Two 1893 publications highlight different aspects of the city serving as a temporary capital of the world. Rand McNally & Co.’s Birds-Eye Views and Guide to Chicago (#14) provides a snapshot of the rapidly emerging inland metropolis, while Henry B. Fuller’s The Cliff-Dweller’s: A Novel (#13), profiles the fictional lives of those populating a downtown skyscraper. An award-winning 2000 graphic novel by Chris Ware, Jimmy Corrigan: The Smartest Kid on Earth (#97), prominently features the White City in its multi-generational story.
The Reason Why the Colored American is Not in the World’s Columbian Exposition: The Afro-American’s Contribution to Columbian Literature (#15) is a small volume that packs a powerful message. Current Cook County Board President (and Chicago mayor hopeful) Toni Preckwinkle offers a thoughtful look at this protest publication by Ida B. Wells, Frederick Douglass, and other activists. Preckwinkle writes that “the demand for the end of racial inequities raised powerfully by Wells and her coauthors continues today.”

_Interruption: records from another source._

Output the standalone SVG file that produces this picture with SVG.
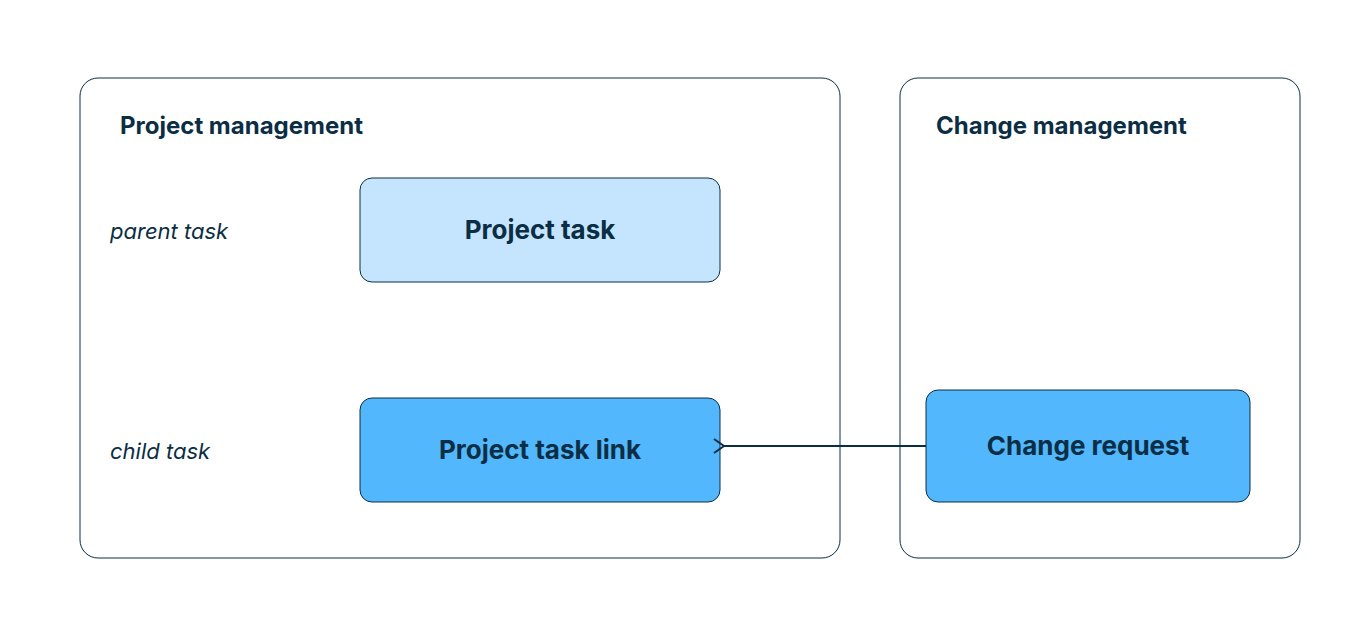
<svg xmlns="http://www.w3.org/2000/svg" width="1360" height="632" viewBox="0 0 1360 632">
<style>
.c{fill:#fff;stroke:#0b2e44;stroke-width:1}
.n{stroke:#0b2e44;stroke-width:1}
.t{font-family:Inter,"Noto Sans",sans-serif;font-weight:700;fill:#0b2e44}
.i{font-family:Inter,"Noto Sans",sans-serif;font-style:italic;fill:#0b2e44;font-size:22px}
</style>
<defs><marker id="a" markerWidth="14" markerHeight="16" refX="2" refY="8" orient="auto" markerUnits="userSpaceOnUse"><path d="M12,1 L2,8 L12,15" fill="none" stroke="#0b2e44" stroke-width="2"/></marker></defs>
<rect width="1360" height="632" fill="#fff"/>
<g id="pm"><rect class="c" x="80" y="78" width="760" height="480" rx="18"/><text class="t" x="120" y="134" font-size="24">Project management</text>
<text class="i" x="110" y="239">parent task</text><text class="i" x="110" y="459">child task</text></g>
<g id="cm"><rect class="c" x="900" y="78" width="400" height="480" rx="18"/><text class="t" x="936" y="134" font-size="24">Change management</text></g>
<g id="pt"><rect class="n" x="360" y="178" width="360" height="104" rx="12" fill="#c4e5fd"/><text class="t" x="540" y="239" font-size="26" text-anchor="middle">Project task</text></g>
<g id="ptl"><rect class="n" x="360" y="398" width="360" height="104" rx="12" fill="#52b7fd"/><text class="t" x="540" y="459" font-size="26" text-anchor="middle">Project task link</text></g>
<g id="cr"><rect class="n" x="926" y="390" width="324" height="112" rx="12" fill="#52b7fd"/><text class="t" x="1088" y="455" font-size="26" text-anchor="middle">Change request</text></g>
<g id="connectors"><line x1="926" y1="446" x2="724" y2="446" stroke="#0b2e44" stroke-width="2" marker-end="url(#a)"/></g>
</svg>
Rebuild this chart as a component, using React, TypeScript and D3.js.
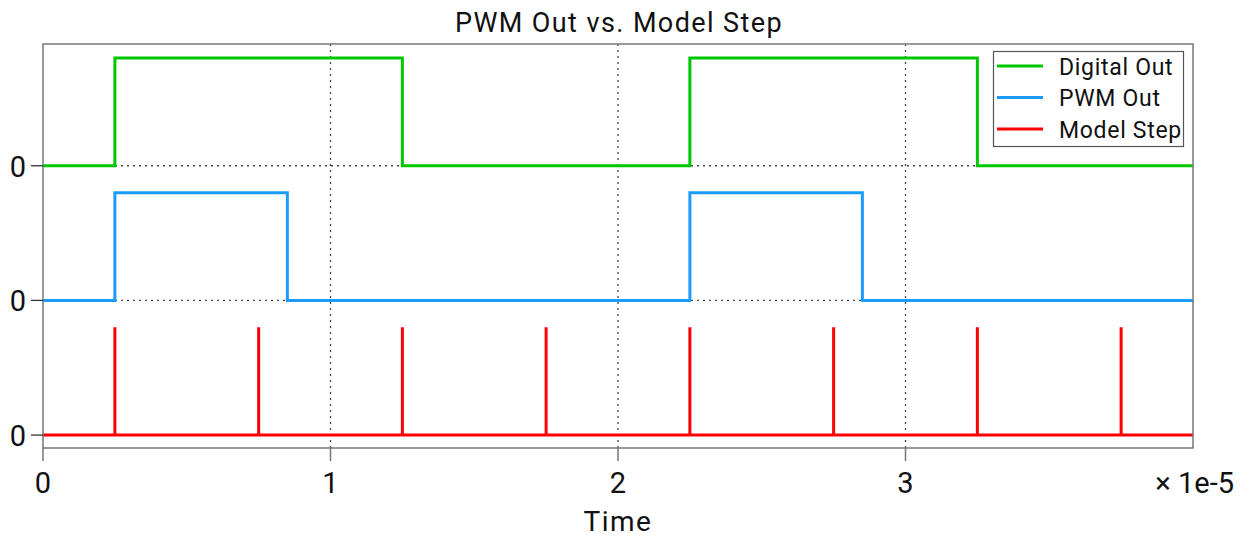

The legacy of Chicago’s first fair shows up in A Century of Progress in Exposition Chicago 1933-1934 (#56), Bessie Louise Pierce’s A History of Chicago, Volume 3, the Rise of a Modern City 1897-1893 (#60), Give the Lady What She Wants! The Story of Marshall Field and Company (#75), and William Cronon’s 1991 environmental history Nature’s Metropolis: Chicago and the Great West (#95).
Born Criminal: Matilda Joslyn Gage, Radical Suffragist by Angelica Shirley Carpenter. South Dakota Historical Society Press.
While living with her daughter and son-in-law (the future best-selling children’s author, L. Frank Baum) in Chicago during the summer of 1893, Matilda Joslyn Gage visited the World’s Fair several times. Carpenter’s biography of the suffragist, abolitionist, freethinker, and radical touches upon these visits in the twilight of her remarkable life.
Women in International and Universal Exhibitions, 1876-1937 by Myriam Boussahba-Bravard and Rebecca Rogers. Routledge.
This academic collection includes “Unpretentious Paintings: Mexico’s National School of Fine Arts’ Women Students at the 1893 Chicago Columbian Exposition” by Ursula Tania Estrada, “After Mature Deliberation: Women Lawyers’ Infiltration of the 1893 World Columbian Exposition” by Gwen Jordan, “African American Women’s Voices at the 1893 Chicago World Fair” by Claudine Raynaud, “International Activism After the Fair: New South Wales, Utah, and the 1893 World’s Columbian Exhibition” by James Keating, and “Rendezvous at the Expo: Building a Franco-American Women’s Network, 1889-1893-1900” by Karen Offen.
Expanding Nationalisms at World’s Fairs: Identity, Diversity, and Exchange, 1851-1915 by David Seth Raizman and Ethan Robey. Routledge.
This academic collection includes “A Neoclassical Translation: The Hôôden at the 1893 World’s Columbian Exposition” by Hannah L. Sigur.
The Lake on Fire by Rosellen Brown. Sarabande Books.
This epic narrative begins among 19th century Jewish immigrants on a failing Wisconsin farm. Dazzled by lore of the American dream, Chaya and her strange, brilliant, young brother Asher stow away to Chicago; what they discover there, however, is a Gilded Age as empty a façade as the beautiful Columbian Exposition. (from the publisher’s description.)